3 Steps to REALLY Achieve Your Goals

Increase Your Odds of Goal Achievement by 70%

We are approaching late January.  Usually, this is when people start losing their steam when it comes to making change and achieving their goal. The weekend is here, it’s hard to keep eating well, getting up and meditating,  or whatever your resolution was. There is a reason why New Year’s Resolutions don’t stick. It gets hard! Hard things deter people. I work with people who are ready to make change – and here are my 3 pieces of advice to stick to those resolutions for making your life better.

1. Realize that true change takes an average of 66 days.

Have you ever heard that it takes 21 days to make or break a habit? Guess what? That’s wrong. That “fact” was assumed by Dr. Maxwell Maltz, a doctor who observed that after removing people’s limbs, it took about 21 days for the phantom pain to disappear.   While Dr. Maltz created important and interesting work, the 21 day theory was never put to any sort of scientific test until Phillipa Lally conducted an in-depth study on habit formation in 2010.  She found that it can take some people up to 256 days to create or break a habit.  Don’t despair though – it takes an average of 66 days.   So give yourself a good two months.  I like the idea of 80 days.  It seems like a nice doable number.

2.  Share your change goal with someone.

If you are keeping your resolution to yourself, rethink that.  A Dominican University Study on strategies for achieving goals and resolutions found that sharing your goal with someone increases your chances of achievement.  Furthermore, if you share a weekly update on how you are doing – you increase your chances of achievement to 70%.  So basically, if you find an accountability partner (fancy word for someone who will call you on your flakiness) you will go from a 35% chance of success to 70%.  I’ll take those odds.  I hope you do too.

3.  Write it down as if it already happened.

This sounds weird.  Writing down your goal increases the likelihood of obtaining that goal.  We know this!  It’s scientifically proven.  Dr. Gail Matthews’ study  proved that if you write down your goal and go a step further – write down your action to achieve the goal – you further increase your chances of achievement.

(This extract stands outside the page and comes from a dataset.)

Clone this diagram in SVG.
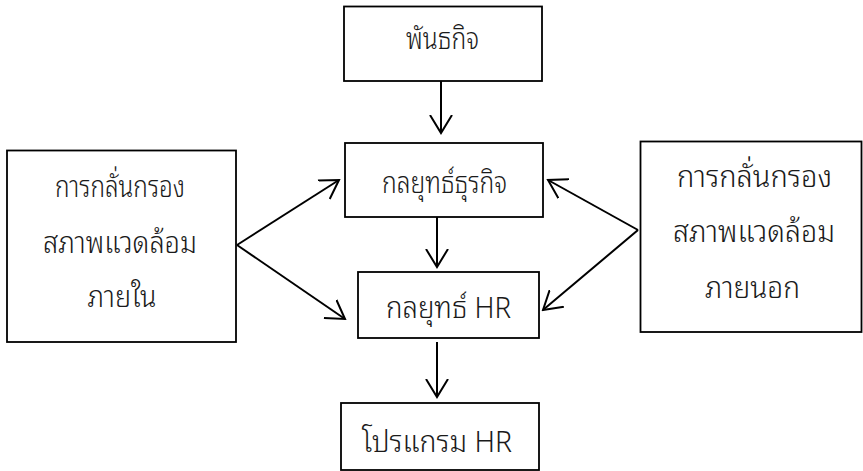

I suggest writing down your goal as if it already happened.  You already did it!  For instance:  I eat clean.  I own my own business.  I am organized.  Whatever your goal is – write it as if it already happened.  Then write down what you will do that day to achieve that goal.  As a result, both sides of your brain will actually process this image of change, and it will become encoded into your brain.  Your hippocampus will analyze this information.  What this means for you is that you have a higher likelihood of remembering and acting on the steps it takes to achieve your goal.

Finally – I want to encourage you to keep on going.  You are still in a fresh, new year.  Anything in possible by the end of the year, and if you stick with whatever your goal is, imagine what you could do if you leveled up.  What could you achieve in two years?  In five?

In conclusion – cheers to a great weekend and to a promising 2019.